Ding was not named in the indictment. The companies alleged to have been targets of trade secret theft were also not named but were identifiable from public sources, including a string of lawsuits against Huawei.
Huawei's alleged theft of source code from Cisco was the subject of a lawsuit the U.S. company filed in Texas and settled in 2004. Prosecutors claim that Huawei destroyed evidence and filed a false declaration in the suit "to save costs from litigation and avoid possible regulatory or law enforcement action."
Fujitsu Ltd. is another alleged victim. The indictment matches reports in 2004 of a Huawei employee being caught at a trade show trying to photograph the circuitry inside a Fujitsu networking device. The Japanese company has operations in California and Texas.
Prosecutors also allege Huawei tried to poach an engineer from a company identifiable as Motorola in 2003, and got the employee to send confidential information about wireless base station technology.

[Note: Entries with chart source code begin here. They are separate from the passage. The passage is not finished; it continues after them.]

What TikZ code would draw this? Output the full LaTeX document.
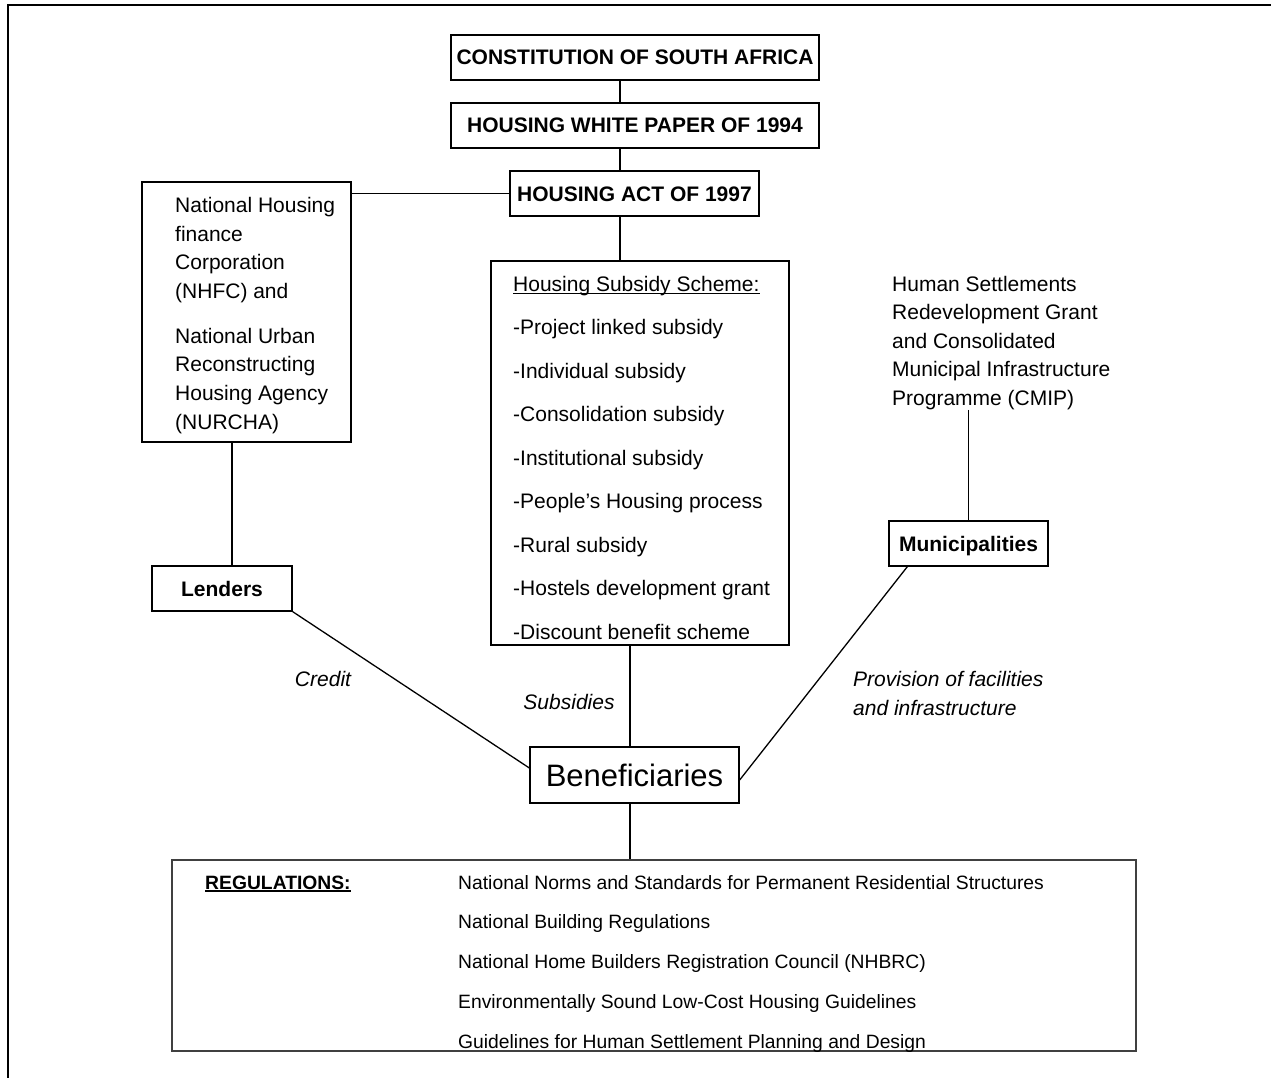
\documentclass[tikz,border=0pt]{standalone}
\usepackage{fontspec}
\setmainfont{Liberation Sans}
\usepackage{tikz}

\newcommand{\lowrule}[1]{\setbox0\hbox{#1}\rlap{\rule[-2.5pt]{\wd0}{1.2pt}}\box0}

\begin{document}
\begin{tikzpicture}[
    x=1pt, y=-1pt,
    box/.style={draw, line width=1.3pt, minimum height=45pt, inner sep=0pt,
        font=\bfseries\fontsize{21}{25}\selectfont, text height=15pt, text depth=0pt},
    frame/.style={draw, line width=1.3pt, inner sep=0pt},
    list/.style={align=left, anchor=north west, inner sep=0pt},
    flow/.style={inner sep=0pt, font=\itshape\fontsize{21}{29}\selectfont},
    link/.style={line width=1.3pt}
]
\useasboundingbox (0,0) rectangle (1271,1078);
\draw[line width=2.5pt] (1271,5) -- (8,5) -- (8,1078);

\node[box, minimum width=368pt] (constitution) at (635,57.5) {CONSTITUTION OF SOUTH AFRICA};
\node[box, minimum width=368pt] (whitepaper) at (635,125.5) {HOUSING WHITE PAPER OF 1994};
\node[box, minimum width=249pt] (act) at (634.5,193.5) {HOUSING ACT OF 1997};

\node[frame, minimum width=209pt, minimum height=260pt] (nhfc) at (246.5,312) {};
\node[list, font=\fontsize{21}{28.7}\selectfont] (nhfctext) at (175,197) {National Housing\\finance\\Corporation\\(NHFC) and\\[16pt]National Urban\\Reconstructing\\Housing Agency\\(NURCHA)};
\node[box, minimum width=140pt] (lenders) at (222,588.5) {Lenders};

\node[frame, minimum width=298pt, minimum height=384pt] (subsidy) at (640,453) {};
\node[list, font=\fontsize{21}{43.5}\selectfont] (subsidytext) at (513,276) {\lowrule{Housing Subsidy Scheme:}\\-Project linked subsidy\\-Individual subsidy\\-Consolidation subsidy\\-Institutional subsidy\\-People’s Housing process\\-Rural subsidy\\-Hostels development grant\\-Discount benefit scheme};

\node[list, font=\fontsize{21}{28.5}\selectfont] (settlements) at (892,276) {Human Settlements\\Redevelopment Grant\\and Consolidated\\Municipal Infrastructure\\Programme (CMIP)};
\node[box, minimum width=159pt] (municipalities) at (968.5,543.5) {Municipalities};

\node[frame, minimum width=209pt, minimum height=56pt, font=\fontsize{31}{36}\selectfont, text height=22.5pt, text depth=0pt] (beneficiaries) at (634.5,775) {Beneficiaries};

\node[flow] (credit) at (323,679) {Credit};
\node[flow] (subsidies) at (569,702) {Subsidies};
\node[flow, align=left, anchor=west] (provision) at (853,693.5) {Provision of facilities\\and infrastructure};

\node[frame, draw=black!75, minimum width=964pt, minimum height=191pt] (regulations) at (654,955.5) {};
\node[inner sep=0pt, anchor=base west, font=\bfseries\fontsize{19.3}{23}\selectfont] (regtitle) at (205,889) {\lowrule{REGULATIONS:}};
\node[list, font=\fontsize{19.3}{39.75}\selectfont] (reglist) at (458,875) {National Norms and Standards for Permanent Residential Structures\\National Building Regulations\\National Home Builders Registration Council (NHBRC)\\Environmentally Sound Low-Cost Housing Guidelines\\Guidelines for Human Settlement Planning and Design};

\coordinate (spine) at (620,0);
\coordinate (stem) at (630,0);
\coordinate (nhfcleg) at (232,0);

\draw[link] (constitution.south -| spine) -- (whitepaper.north -| spine);
\draw[link] (whitepaper.south -| spine) -- (act.north -| spine);
\draw[link] (act.south -| spine) -- (subsidy.north -| spine);
\draw[link] (act.west) -- (act.west -| nhfc.east);
\draw[link] (nhfc.south -| nhfcleg) -- (lenders.north -| nhfcleg);
\draw[link] (lenders.south east) -- ([yshift=7pt]beneficiaries.west);
\draw[link] (subsidy.south -| stem) -- (beneficiaries.north -| stem);
\draw[link] (beneficiaries.south -| stem) -- (regulations.north -| stem);
\draw[link] (settlements.south -| municipalities.north) -- (municipalities.north);
\draw[link] ([xshift=19pt]municipalities.south west) -- ([yshift=-5pt]beneficiaries.east);
\end{tikzpicture}
\end{document}
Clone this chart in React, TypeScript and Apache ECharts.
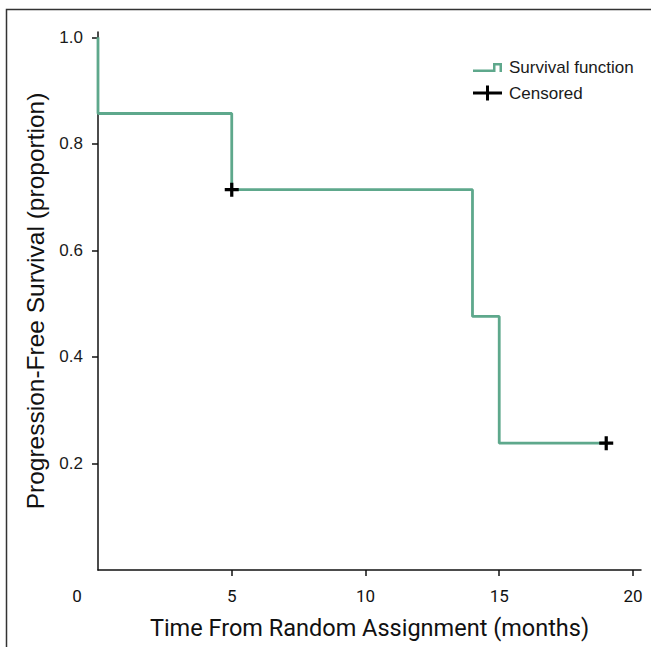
import React, { useEffect, useRef } from "react";
import * as echarts from "echarts";

// Kaplan-Meier step points (time in months, survival proportion)
const stepTimes = [0, 0, 5, 14, 15, 19];
const stepSurvival = [1.0, 0.857, 0.714, 0.476, 0.238, 0.238];
// Censored observations
const censorTimes = [5, 19];
const censorSurvival = [0.714, 0.238];
// Tick values
const xTickLabels = [0, 5, 10, 15, 20];
const xTickMarks = [5, 10, 15, 20];
const yTicks = [0.2, 0.4, 0.6, 0.8, 1.0];

const seriesNames = ["Survival function", "Censored"];
const xTitle = "Time From Random Assignment (months)";
const yTitle = "Progression-Free Survival (proportion)";

const GREEN = "#5ea88c";
const STEP_ICON =
  "path://M0,6.5 L20,6.5 L20,0 L29,0 L29,9 L26.5,9 L26.5,2.5 L22.5,2.5 L22.5,9 L0,9 Z";
const PLUS_ICON =
  "path://M0,6 L13,6 L13,0 L16,0 L16,6 L29,6 L29,9 L16,9 L16,15 L13,15 L13,9 L0,9 Z";
const PLUS_MARK =
  "path://M0,5 L5,5 L5,0 L8,0 L8,5 L13,5 L13,8 L8,8 L8,13 L5,13 L5,8 L0,8 Z";

export default function App() {
  const ref = useRef<HTMLDivElement>(null);
  useEffect(() => {
    if (!ref.current) return;
    const chart = echarts.init(ref.current, null, { renderer: "svg" });
    const stepData = stepTimes.map((t, i) => [t, stepSurvival[i]]);
    const censorData = censorTimes.map((t, i) => [t, censorSurvival[i]]);
    chart.setOption({
      animation: false,
      backgroundColor: "#ffffff",
      grid: {
        left: 98,
        right: 10,
        top: 32,
        bottom: 77,
        containLabel: false,
        outerBoundsMode: "none",
      },
      legend: [
        {
          data: [{ name: seriesNames[0], icon: STEP_ICON }],
          left: 473,
          top: 59,
          padding: 0,
          itemWidth: 29,
          itemHeight: 9,
          textStyle: {
            fontFamily: "'Liberation Sans', Arial, sans-serif",
            fontSize: 17,
            color: "#1a1a1a",
            padding: [0, 0, 0, 2],
          },
        },
        {
          data: [{ name: seriesNames[1], icon: PLUS_ICON }],
          left: 473,
          top: 84.5,
          padding: 0,
          itemWidth: 29,
          itemHeight: 15,
          textStyle: {
            fontFamily: "'Liberation Sans', Arial, sans-serif",
            fontSize: 17,
            color: "#1a1a1a",
            padding: [0, 0, 0, 2],
          },
        },
      ],
      xAxis: {
        type: "value",
        min: 0,
        max: 20.3,
        splitLine: { show: false },
        axisLine: { show: true, lineStyle: { color: "#111", width: 1.5 } },
        axisTick: {
          show: true,
          length: 6,
          customValues: xTickMarks,
          lineStyle: { color: "#111", width: 1.5 },
        },
        axisLabel: {
          customValues: xTickLabels,
          margin: 17,
          fontFamily: "Roboto, 'Liberation Sans', sans-serif",
          fontSize: 17,
          color: "#111",
          formatter: (v: number) => (v === 0 ? "{z|0}" : String(v)),
          rich: {
            z: {
              fontFamily: "Roboto, 'Liberation Sans', sans-serif",
              fontSize: 17,
              color: "#111",
              padding: [0, 42, 0, 0],
            },
          },
        },
        name: xTitle,
        nameLocation: "middle",
        nameGap: 46,
        nameTextStyle: {
          fontFamily: "Roboto, 'Liberation Sans', sans-serif",
          fontSize: 23.5,
          color: "#111",
        },
      },
      yAxis: {
        type: "value",
        min: 0,
        max: 1.01,
        splitLine: { show: false },
        axisLine: { show: true, lineStyle: { color: "#111", width: 1.5 } },
        axisTick: {
          show: true,
          length: 6,
          customValues: yTicks,
          lineStyle: { color: "#111", width: 1.5 },
        },
        axisLabel: {
          customValues: yTicks,
          margin: 15,
          fontFamily: "'Liberation Sans', Arial, sans-serif",
          fontSize: 17,
          color: "#1a1a1a",
          formatter: (v: number) => v.toFixed(1),
        },
        name: yTitle,
        nameLocation: "middle",
        nameRotate: 90,
        nameGap: 50,
        nameTextStyle: {
          fontFamily: "'Liberation Sans', Arial, sans-serif",
          fontSize: 24.5,
          color: "#111",
        },
      },
      series: [
        {
          name: seriesNames[0],
          type: "line",
          step: "end",
          data: stepData,
          showSymbol: false,
          symbol: "none",
          itemStyle: { color: GREEN },
          lineStyle: { color: GREEN, width: 2.8 },
          z: 2,
        },
        {
          name: seriesNames[1],
          type: "scatter",
          data: censorData,
          symbol: PLUS_MARK,
          symbolSize: 14,
          itemStyle: { color: "#000", opacity: 1 },
          z: 3,
        },
      ],
      graphic: [
        {
          type: "rect",
          shape: { x: 6.5, y: 9.5, width: 720, height: 720 },
          style: { fill: "none", stroke: "#333", lineWidth: 1.5 },
          silent: true,
          z: 10,
        },
      ],
    });
    return () => chart.dispose();
  }, []);
  return (
    <div
      ref={ref}
      style={{ position: "fixed", left: 0, top: 0, width: 651, height: 647 }}
    />
  );
}
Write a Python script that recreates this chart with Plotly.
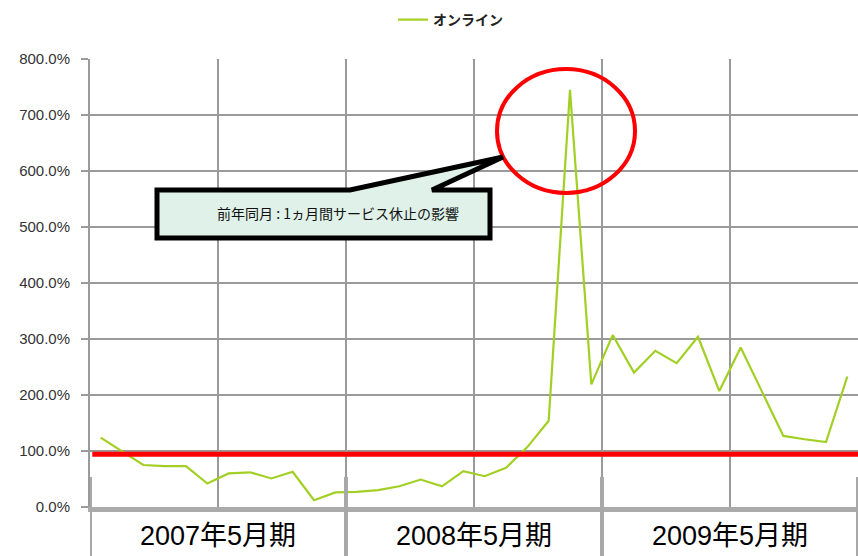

That claim lines up with a prior Motorola lawsuit claiming Huawei had stolen trade secrets. The companies settled in 2011, with Motorola Solutions CEO Greg Brown saying the deal would let the companies resume their "traditional relationship of confidence and trust."
Quintel sued Huawei in 2015 alleging the Chinese company violated a nondisclosure agreement in 2009 that governed a potential partnership. The parties settled last year. Allegations in the indictment mirror the lawsuit's claims that Huawei stole antenna technology.
Details about a sixth alleged victim company match allegations in another criminal case alleging Chinese professor Bo Mao helped Huawei steal hard drive technology from California-based CNEX Labs Inc.
Huawei has previously denounced the charges as part of a U.S. campaign of "political persecution" against the company.
"This is selective, politically-motivated enforcement of the law, and contrary to common judicial conventions," the company said.
The government is represented by Alexander A. Solomon, David K. Kessler, Julia Nestor, Sarah Evans and Kaitlin T. Farrell of the U.S. Attorney's Office for the Eastern District of New York, Laura Billings and Christian Nauvel of the U.S. Department of Justice's Money Laundering and Asset Recovery Section as well as David Lim and Thea D. R. Kendler of the DOJ's Counterintelligence and Export Control Section.
Huawei is represented by David Bitkower of Jenner & Block LLP and Thomas C. Green, Mark D. Hopson and Michael A. Levy of Sidley Austin LLP.
The case is U.S. v. Huawei Technologies Co. Ltd. et al., case number 1:18-cr-00457, in the U.S. District Court for the Eastern District of New York.